There were a whole bunch of kids in the Gedgley family, three boys and perhaps as many girls of St. Paul, Minnesota, and of the girls the cousin Fanny Kate Gedgley came to live with them, her, and her mother. She became known in the neighborhood that ran from Cayuga Street all along the Cemetery and down Jackson Street to Maryland Avenue, about a good mile and a half—as the Chicken Coop Girl, because in the Gedgley family there was no room for her and her mother to live for the summer of 1961 in the house, so they moved into the chicken coop they had fenced in, alongside of their house, and just across the empty lot was our house, where me and my brother Mike and my mother and grandfather lived.
She became well known in a short period of time. On summer evenings she went up and down our main neighborhood street, Cayuga Street, in the afternoons and near twilight, with a few of her family members—her age, and she was my brother’s age, about sixteen, wearing a light dress—most often—that seemed to stick to her body. She had long straggly brownish hair, thin as a board; watermelon seeds for eyes, and her ears were as thin as potato chips; her skin was pale to dirty light brown.
On almost any weekend evening, she might have been sitting forth on the prowl, so it appeared until she caught my brother’s eye, from which thereafter, she did not return to the likes of the neighborhood boys. She stuck with Mike. It was evident too, if anybody, her adventures in the neighborhood was profitable. Although I was always curious, if that chicken coop would not purchase for her and my brother an endless number of new diseases.

When summer was over, and Mike had to go back to school, Fanny Kate had quit High School, and was about to move with her mother elsewhere, and her and Mike plunged in there, still clinging to one another, and even marriage came up—the chicken coop girl was spiraled bobbing up and down in the sweet current of the affair. Mike seemingly submerged like a tree with its roots deep into her future.

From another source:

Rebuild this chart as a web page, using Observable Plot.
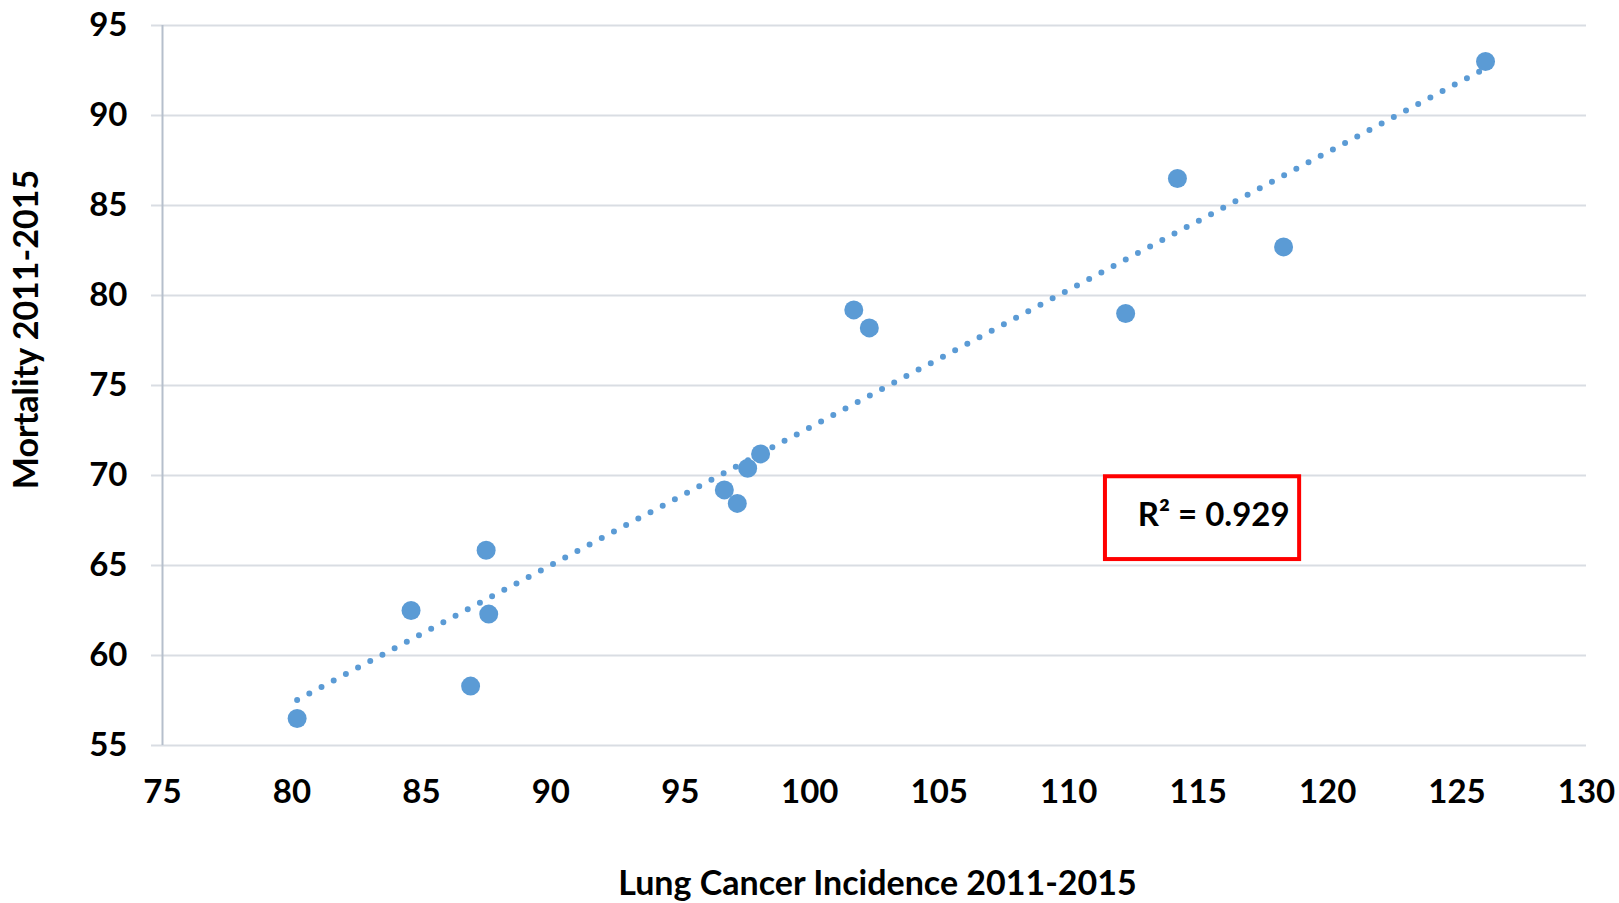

She may have thought of it as the most beautiful thing she had ever encountered, or perhaps wanted to get married so she’d not have to return to that chicken coop someday—who’s to say, but in any case, somehow it had lost its beauty for Mike, and a few weeks later, it fell under the eyes of my dear mother, who saw the disheveled remains of it, clutched in her obscure woman’s hand, she dismissed it—and assured my brother (not so tenderly), the current was too narrow to survive in.